_WRITTEN EXERCISE_
Make an exact transcription of the material, leaving out all images.

_DATA PROVIDED_
[Start]
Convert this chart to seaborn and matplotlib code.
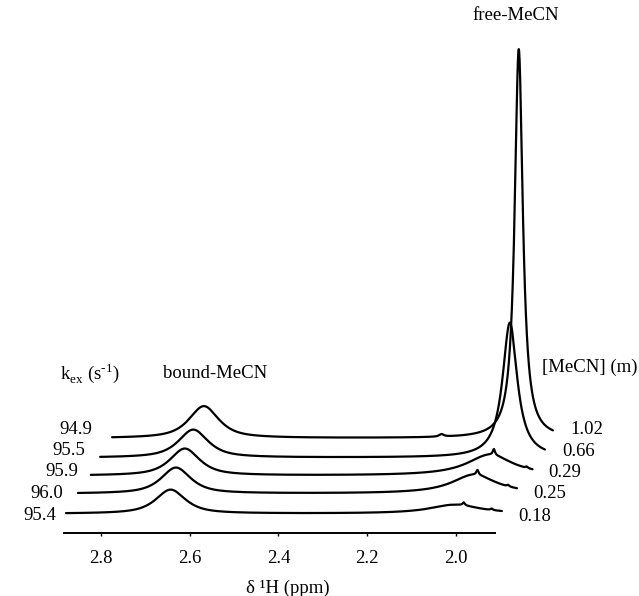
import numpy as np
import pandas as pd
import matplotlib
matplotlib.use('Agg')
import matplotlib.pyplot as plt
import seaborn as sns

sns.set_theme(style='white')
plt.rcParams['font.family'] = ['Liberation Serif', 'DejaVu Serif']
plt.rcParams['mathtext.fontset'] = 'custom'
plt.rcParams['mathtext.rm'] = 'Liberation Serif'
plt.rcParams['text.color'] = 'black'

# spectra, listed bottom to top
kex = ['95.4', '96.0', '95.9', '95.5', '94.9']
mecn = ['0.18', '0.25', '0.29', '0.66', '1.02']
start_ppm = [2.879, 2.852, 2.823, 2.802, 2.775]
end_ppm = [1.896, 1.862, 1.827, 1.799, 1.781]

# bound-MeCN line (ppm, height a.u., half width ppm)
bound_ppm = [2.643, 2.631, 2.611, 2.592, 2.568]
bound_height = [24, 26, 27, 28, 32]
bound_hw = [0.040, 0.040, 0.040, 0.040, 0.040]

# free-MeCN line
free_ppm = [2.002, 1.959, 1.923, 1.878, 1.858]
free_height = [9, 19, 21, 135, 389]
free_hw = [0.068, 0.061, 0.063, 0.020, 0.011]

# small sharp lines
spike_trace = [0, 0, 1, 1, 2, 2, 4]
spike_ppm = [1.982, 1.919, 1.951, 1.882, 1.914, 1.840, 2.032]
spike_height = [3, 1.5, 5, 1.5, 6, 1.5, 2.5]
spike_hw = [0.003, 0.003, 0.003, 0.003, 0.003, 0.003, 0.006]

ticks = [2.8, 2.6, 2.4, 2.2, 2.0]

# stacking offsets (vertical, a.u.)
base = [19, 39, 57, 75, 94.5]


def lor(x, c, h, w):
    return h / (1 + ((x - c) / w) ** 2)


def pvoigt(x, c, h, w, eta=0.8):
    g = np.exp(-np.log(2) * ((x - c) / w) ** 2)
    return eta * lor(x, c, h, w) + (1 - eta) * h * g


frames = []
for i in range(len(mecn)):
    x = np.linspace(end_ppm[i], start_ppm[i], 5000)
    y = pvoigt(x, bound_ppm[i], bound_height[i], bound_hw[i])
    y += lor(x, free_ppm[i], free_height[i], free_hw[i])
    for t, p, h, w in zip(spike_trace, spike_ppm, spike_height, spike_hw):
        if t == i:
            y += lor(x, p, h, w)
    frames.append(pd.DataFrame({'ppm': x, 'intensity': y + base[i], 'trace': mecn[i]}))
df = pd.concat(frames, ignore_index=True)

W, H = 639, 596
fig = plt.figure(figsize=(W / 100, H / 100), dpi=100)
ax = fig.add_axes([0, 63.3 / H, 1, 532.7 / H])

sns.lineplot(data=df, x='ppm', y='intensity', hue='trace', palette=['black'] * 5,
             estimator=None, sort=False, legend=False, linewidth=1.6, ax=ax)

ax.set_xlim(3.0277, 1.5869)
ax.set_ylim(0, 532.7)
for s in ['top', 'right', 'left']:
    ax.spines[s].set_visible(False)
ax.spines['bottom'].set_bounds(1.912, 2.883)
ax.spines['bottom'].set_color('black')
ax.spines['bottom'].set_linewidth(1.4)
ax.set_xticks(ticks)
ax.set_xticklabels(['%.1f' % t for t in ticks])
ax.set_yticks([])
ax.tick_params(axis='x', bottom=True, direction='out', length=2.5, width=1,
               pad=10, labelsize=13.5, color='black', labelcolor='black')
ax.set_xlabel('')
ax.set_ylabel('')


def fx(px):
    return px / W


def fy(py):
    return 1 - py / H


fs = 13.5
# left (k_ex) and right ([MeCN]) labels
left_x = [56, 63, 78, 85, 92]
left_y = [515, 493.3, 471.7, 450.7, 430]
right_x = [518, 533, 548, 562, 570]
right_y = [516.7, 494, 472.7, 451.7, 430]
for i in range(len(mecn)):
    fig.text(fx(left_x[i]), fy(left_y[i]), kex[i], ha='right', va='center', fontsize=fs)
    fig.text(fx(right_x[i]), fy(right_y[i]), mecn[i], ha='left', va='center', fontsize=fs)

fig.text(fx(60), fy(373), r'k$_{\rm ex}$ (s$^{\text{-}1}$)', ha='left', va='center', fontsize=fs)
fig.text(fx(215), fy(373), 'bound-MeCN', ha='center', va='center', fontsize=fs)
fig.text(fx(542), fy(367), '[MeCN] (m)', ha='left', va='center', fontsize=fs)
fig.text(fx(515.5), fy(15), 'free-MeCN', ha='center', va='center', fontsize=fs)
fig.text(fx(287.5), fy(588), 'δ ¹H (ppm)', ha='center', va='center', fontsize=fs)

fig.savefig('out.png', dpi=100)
[End]
_RESPONSE TO THE TASK_
Convert this chart to seaborn and matplotlib code.
import numpy as np
import pandas as pd
import matplotlib
matplotlib.use('Agg')
import matplotlib.pyplot as plt
import seaborn as sns

sns.set_theme(style='white')
plt.rcParams['font.family'] = ['Liberation Serif', 'DejaVu Serif']
plt.rcParams['mathtext.fontset'] = 'custom'
plt.rcParams['mathtext.rm'] = 'Liberation Serif'
plt.rcParams['text.color'] = 'black'

# spectra, listed bottom to top
kex = ['95.4', '96.0', '95.9', '95.5', '94.9']
mecn = ['0.18', '0.25', '0.29', '0.66', '1.02']
start_ppm = [2.879, 2.852, 2.823, 2.802, 2.775]
end_ppm = [1.896, 1.862, 1.827, 1.799, 1.781]

# bound-MeCN line (ppm, height a.u., half width ppm)
bound_ppm = [2.643, 2.631, 2.611, 2.592, 2.568]
bound_height = [24, 26, 27, 28, 32]
bound_hw = [0.040, 0.040, 0.040, 0.040, 0.040]

# free-MeCN line
free_ppm = [2.002, 1.959, 1.923, 1.878, 1.858]
free_height = [9, 19, 21, 135, 389]
free_hw = [0.068, 0.061, 0.063, 0.020, 0.011]

# small sharp lines
spike_trace = [0, 0, 1, 1, 2, 2, 4]
spike_ppm = [1.982, 1.919, 1.951, 1.882, 1.914, 1.840, 2.032]
spike_height = [3, 1.5, 5, 1.5, 6, 1.5, 2.5]
spike_hw = [0.003, 0.003, 0.003, 0.003, 0.003, 0.003, 0.006]

ticks = [2.8, 2.6, 2.4, 2.2, 2.0]

# stacking offsets (vertical, a.u.)
base = [19, 39, 57, 75, 94.5]


def lor(x, c, h, w):
    return h / (1 + ((x - c) / w) ** 2)


def pvoigt(x, c, h, w, eta=0.8):
    g = np.exp(-np.log(2) * ((x - c) / w) ** 2)
    return eta * lor(x, c, h, w) + (1 - eta) * h * g


frames = []
for i in range(len(mecn)):
    x = np.linspace(end_ppm[i], start_ppm[i], 5000)
    y = pvoigt(x, bound_ppm[i], bound_height[i], bound_hw[i])
    y += lor(x, free_ppm[i], free_height[i], free_hw[i])
    for t, p, h, w in zip(spike_trace, spike_ppm, spike_height, spike_hw):
        if t == i:
            y += lor(x, p, h, w)
    frames.append(pd.DataFrame({'ppm': x, 'intensity': y + base[i], 'trace': mecn[i]}))
df = pd.concat(frames, ignore_index=True)

W, H = 639, 596
fig = plt.figure(figsize=(W / 100, H / 100), dpi=100)
ax = fig.add_axes([0, 63.3 / H, 1, 532.7 / H])

sns.lineplot(data=df, x='ppm', y='intensity', hue='trace', palette=['black'] * 5,
             estimator=None, sort=False, legend=False, linewidth=1.6, ax=ax)

ax.set_xlim(3.0277, 1.5869)
ax.set_ylim(0, 532.7)
for s in ['top', 'right', 'left']:
    ax.spines[s].set_visible(False)
ax.spines['bottom'].set_bounds(1.912, 2.883)
ax.spines['bottom'].set_color('black')
ax.spines['bottom'].set_linewidth(1.4)
ax.set_xticks(ticks)
ax.set_xticklabels(['%.1f' % t for t in ticks])
ax.set_yticks([])
ax.tick_params(axis='x', bottom=True, direction='out', length=2.5, width=1,
               pad=10, labelsize=13.5, color='black', labelcolor='black')
ax.set_xlabel('')
ax.set_ylabel('')


def fx(px):
    return px / W


def fy(py):
    return 1 - py / H


fs = 13.5
# left (k_ex) and right ([MeCN]) labels
left_x = [56, 63, 78, 85, 92]
left_y = [515, 493.3, 471.7, 450.7, 430]
right_x = [518, 533, 548, 562, 570]
right_y = [516.7, 494, 472.7, 451.7, 430]
for i in range(len(mecn)):
    fig.text(fx(left_x[i]), fy(left_y[i]), kex[i], ha='right', va='center', fontsize=fs)
    fig.text(fx(right_x[i]), fy(right_y[i]), mecn[i], ha='left', va='center', fontsize=fs)

fig.text(fx(60), fy(373), r'k$_{\rm ex}$ (s$^{\text{-}1}$)', ha='left', va='center', fontsize=fs)
fig.text(fx(215), fy(373), 'bound-MeCN', ha='center', va='center', fontsize=fs)
fig.text(fx(542), fy(367), '[MeCN] (m)', ha='left', va='center', fontsize=fs)
fig.text(fx(515.5), fy(15), 'free-MeCN', ha='center', va='center', fontsize=fs)
fig.text(fx(287.5), fy(588), 'δ ¹H (ppm)', ha='center', va='center', fontsize=fs)

fig.savefig('out.png', dpi=100)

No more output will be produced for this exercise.